I’m still annoyed, though.
I just finished the 376 page abridgment of Bernal Diaz del Castillo’s “true” History of the Conquest of New Spain selected, edited and translated by David Carrasco. I stumbled across this book in a reference, an extended quote, from another book I was reading on the history of the feather (Feathers by Thor Hanson). A vivid description of the splendor of the aviaries in Tenochitlan, and their subsequent targeted destruction by burning by Cortés.
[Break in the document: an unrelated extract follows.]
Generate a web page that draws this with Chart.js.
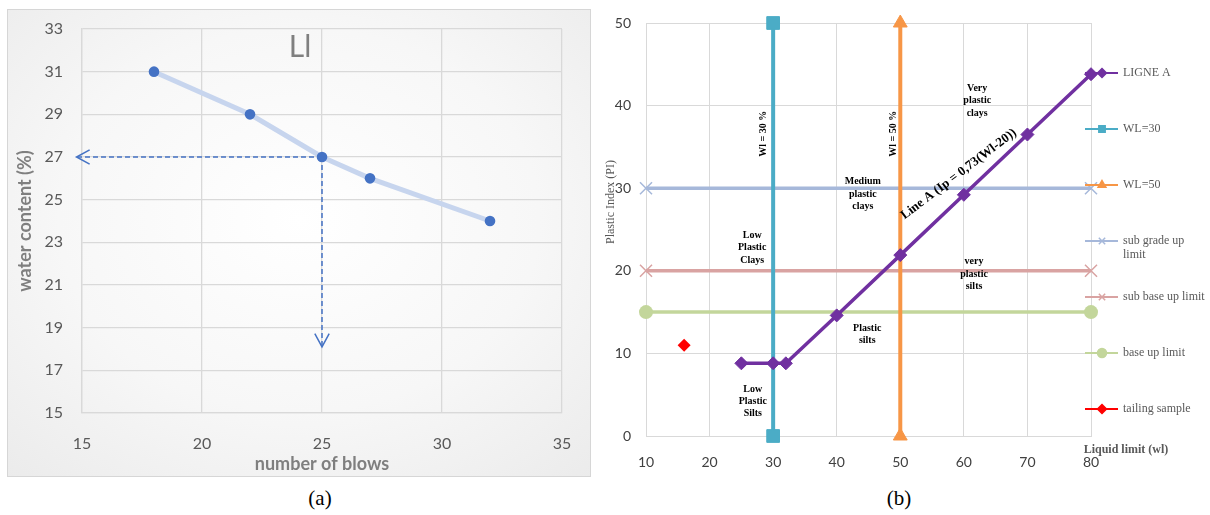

Though I didn’t find either of the quotes in this selection, it did provide an extremely thoughtfully contextualized overview of the Spanish perspective of the conquest of Latin America. Abridged from a much longer document, the sections included describe in (sometimes excruciating, sometimes tedious) detail the progression of the Spanish invasion, their relationships with native city-states, their duplicities in negotiating, the extreme cruelty on both sides of the wars, and the fascinating religious and political justifications for the two infamous massacres perpetrated by the Spanish in cities that were not warring. Woah, that was a long sentence, sorry about that.
The essays following address women’s roles in the conquest as property, anchors, and interpreters; the exaggeration and distortion of the practices of human sacrifice and cannibalism; and the political motivations for the composition of this text in the first place. A really accessible, fascinating collection of scholarly essays.
A great engaging text, and a wonderful translation. The translation renders the language simultaneously accessible (the tone is clear, crisp, the usage mostly standard) and poetic. Diaz del Castillo was a skilled storyteller, and was using his skills for gain. The motivations behind the composition are exquisitely evoked throughout the translation. Carrasco leaves in gestures that continuously remind readers of their distance from the text in space, time, and language, while making sure that it remains engaging. A perfect balance for a text like this.